I wear it as a reminder of what I want to be. I don't want to be the next Mother of Christ. I can't be the next virgin mother. That ship has sailed. But Mary, despite being saint royalty, was once a very human woman, a hard-working woman, a proud woman, a woman who did what she had to do without complaint. And from what I've heard about my grandmother, she was a lot like that, too. If I can be half the woman my grandmother was, I would consider my life a success.

Gentle mother, peaceful dove, teach us wisdom, teach us love.

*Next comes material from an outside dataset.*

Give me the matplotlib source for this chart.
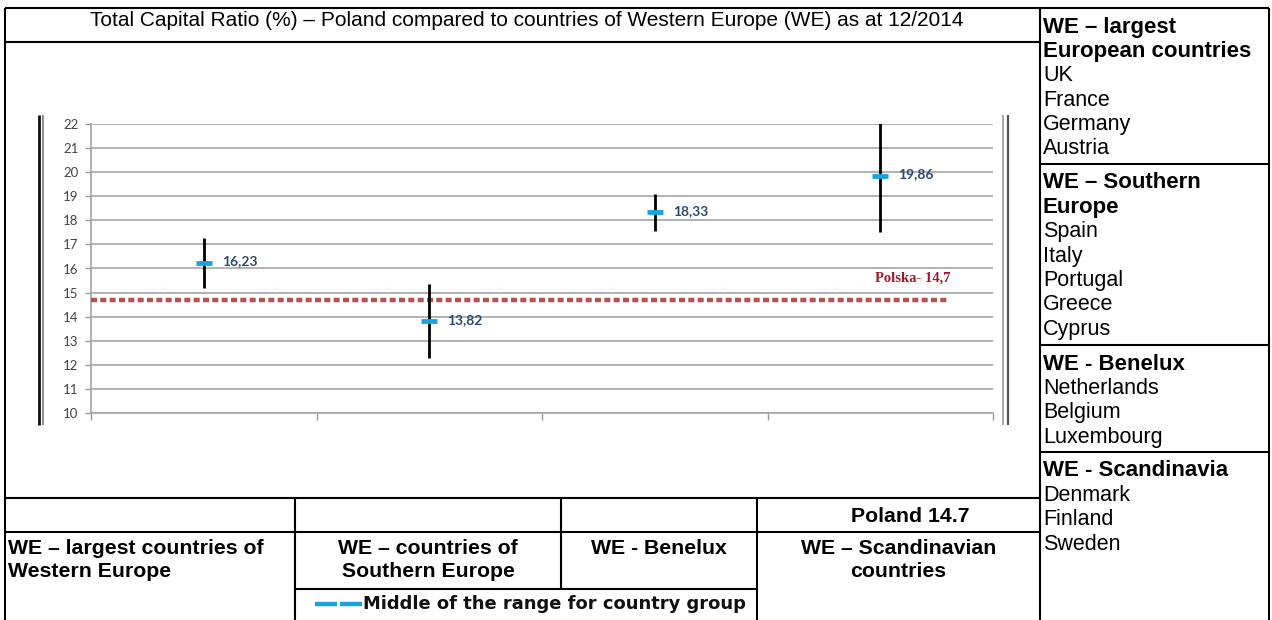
import matplotlib
matplotlib.use("Agg")
import matplotlib.pyplot as plt
from matplotlib.lines import Line2D

# ---------------- data ----------------
chart_title = "Total Capital Ratio (%) – Poland compared to countries of Western Europe (WE) as at 12/2014"
group_labels = [
    ["WE – largest countries of", "Western Europe"],
    ["WE – countries of", "Southern Europe"],
    ["WE - Benelux"],
    ["WE – Scandinavian", "countries"],
]
range_low = [15.2, 12.3, 17.55, 17.5]
range_high = [17.25, 15.35, 19.11, 22.05]
midpoints = [16.23, 13.82, 18.33, 19.86]
mid_labels = ["16,23", "13,82", "18,33", "19,86"]
poland_value = 14.7
poland_chart_label = "Polska- 14,7"
poland_table_label = "Poland 14.7"
legend_label = "Middle of the range for country group"
y_ticks = list(range(10, 23))

right_headers = [
    ["WE – largest", "European countries"],
    ["WE – Southern", "Europe"],
    ["WE - Benelux"],
    ["WE - Scandinavia"],
]
largest_countries = ["UK", "France", "Germany", "Austria"]
southern_countries = ["Spain", "Italy", "Portugal", "Greece", "Cyprus"]
benelux_countries = ["Netherlands", "Belgium", "Luxembourg"]
scandinavia_countries = ["Denmark", "Finland", "Sweden"]
right_lists = [largest_countries, southern_countries, benelux_countries, scandinavia_countries]

# ---------------- layout ----------------
W, H = 1272, 620
fig = plt.figure(figsize=(W / 100, H / 100), dpi=100)
fig.patch.set_facecolor("white")

bg = fig.add_axes([0, 0, 1, 1])
bg.set_xlim(0, W)
bg.set_ylim(H, 0)
bg.axis("off")

SANS = ["Liberation Sans", "DejaVu Sans"]
LW = 1.5


def hline(y, x0, x1, lw=LW, color="black"):
    bg.add_line(Line2D([x0, x1], [y, y], lw=lw, color=color, solid_capstyle="butt"))


def vline(x, y0, y1, lw=LW, color="black"):
    bg.add_line(Line2D([x, x], [y0, y1], lw=lw, color=color, solid_capstyle="butt"))


# outer frame and table grid
L, R, T, B = 5, 1269, 8, 620
RC = 1040  # right column left edge
hline(T, L, R)
vline(L, T, B)
vline(R, T, B)
vline(RC, T, B)
hline(42, L, RC)
# right column section separators
sec_tops = [T, 164, 345, 452]
for y in sec_tops[1:]:
    hline(y, RC, R)
# bottom table
cols = [L, 295, 561, 757, RC]
r1, r2, r3 = 498, 532, 589
hline(r1, L, RC)
hline(r2, L, RC)
hline(r3, cols[1], cols[3])
vline(cols[1], r1, B)
vline(cols[2], r1, r3)
vline(cols[3], r1, B)

# title
bg.text(527, 21, chart_title, ha="center", va="center",
        fontsize=15, family=SANS)

# right column text
step = 24.4
for top, hdr, items in zip(sec_tops, right_headers, right_lists):
    y = top + 19
    for h in hdr:
        bg.text(RC + 3, y, h, ha="left", va="center", fontsize=16,
                fontweight="bold", family=SANS)
        y += step
    for it in items:
        bg.text(RC + 3, y, it, ha="left", va="center", fontsize=15.5, family=SANS)
        y += step

# bottom table text
TF = 15.3
bg.text(910, (r1 + r2) / 2 + 1, poland_table_label, ha="center",
        va="center", fontsize=TF, fontweight="bold", family=SANS)
for i, lines in enumerate(group_labels):
    for j, t in enumerate(lines):
        y = 548 + j * 23.5
        if i == 0:
            bg.text(L + 3, y, t, ha="left", va="center", fontsize=TF,
                    fontweight="bold", family=SANS)
        else:
            bg.text((cols[i] + cols[i + 1]) / 2, y, t, ha="center", va="center",
                    fontsize=TF, fontweight="bold", family=SANS)

# legend row
cyan = "#1aa3dc"
leg_y = 604
bg.add_line(Line2D([315, 337], [leg_y, leg_y], lw=3.2, color=cyan, solid_capstyle="butt"))
bg.add_line(Line2D([340, 362], [leg_y, leg_y], lw=3.2, color=cyan, solid_capstyle="butt"))
bg.text(363, leg_y, legend_label, ha="left", va="center", fontsize=12.9,
        fontweight="bold", family=["DejaVu Sans"], color="#111111")

# embedded picture border lines (double lines)
vline(39, 115, 425, lw=2.0, color="#111111")
vline(43, 115, 425, lw=1.2, color="#777777")
vline(1003, 115, 425, lw=1.2, color="#9a9a9a")
vline(1008, 115, 425, lw=1.6, color="#555555")

# ---------------- chart ----------------
ax_l, ax_r, ax_t, ax_b = 91, 993, 124, 413
ax = fig.add_axes([ax_l / W, 1 - ax_b / H, (ax_r - ax_l) / W, (ax_b - ax_t) / H])
ax.patch.set_alpha(0)
n = len(midpoints)
xs = list(range(1, n + 1))
ax.set_xlim(0.5, n + 0.5)
ax.set_ylim(10, 22)
ax.set_yticks(y_ticks)
ax.set_yticklabels([str(v) for v in y_ticks], fontsize=9.5, family=["Lato", "DejaVu Sans"],
                   color="#444444")
ax.set_xticks([i + 0.5 for i in range(0, n + 1)])
ax.set_xticklabels([])
ax.tick_params(axis="y", length=4, width=1, color="#999999", pad=5)
ax.tick_params(axis="x", length=5, width=1, color="#999999")
grid_c = "#a4a4a4"
ax.yaxis.grid(True, color=grid_c, lw=1.2)
ax.set_axisbelow(True)
for s in ["top", "right"]:
    ax.spines[s].set_visible(False)
ax.spines["left"].set_color(grid_c)
ax.spines["bottom"].set_color(grid_c)
ax.spines["left"].set_linewidth(1.2)
ax.spines["bottom"].set_linewidth(1.2)

# Poland dotted line
pol_end = 4.3
ax.plot([0.5, pol_end], [poland_value, poland_value], color="#b84646", lw=3.2,
        dashes=(1.35, 0.75), zorder=3, alpha=0.95)
ax.annotate(poland_chart_label, xy=(pol_end, poland_value), xytext=(2, 16),
            textcoords="offset points", ha="right", va="center", fontsize=10.5,
            fontweight="bold", family=["Liberation Serif", "DejaVu Serif"],
            color="#a3172a")

# ranges and midpoints
ax.vlines(xs, range_low, range_high, color="black", lw=2, zorder=4)
ax.plot(xs, midpoints, linestyle="none", marker="_", markersize=12, mew=3.5,
        color=cyan, zorder=5)
for x, m, lab in zip(xs, midpoints, mid_labels):
    ax.annotate(lab, xy=(x, m), xytext=(13, 1), textcoords="offset points",
                ha="left", va="center", fontsize=10, fontweight="bold",
                family=["Lato", "DejaVu Sans"], color="#2b4a72")

fig.savefig("out.png", dpi=100, facecolor="white")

Sometimes I worry that this book is going to be an epic failure, that no one is going to want to read 200 pages about death and grieving, that no one will care about my life or my grandfather's life. But "Traveling with Pomegranates" isn't all happy-happy. In fact, it's mostly not. And yet I can't seem to put it down. After all, death and grieving is a big part of what makes us human, no?

1 comment:

  1. I tried to post a comment from my phone while I was on the bus to the Orlando International Airport on Saturday, but it didn't post...so here it is Sunday...and I'm trying to remember what I wanted to write. We just got home from Disney yesterday...were checking the launch delays as well hoping to see it go up, but no luck for us all week either! I enjoy your writing (it IS somewhat relevant to my life)...and I for one look forward to reading your book. The only way you could fail with this book is to not write it...so keep writing. Great to see you putting yourself out there. I also think that religion/spirituality is a journey, not something you become. I think are more spiritual than you give yourself credit for. Whether it's Mary, Grandma, or your/my mom we are talking about...we have big shoes to fill! Doug.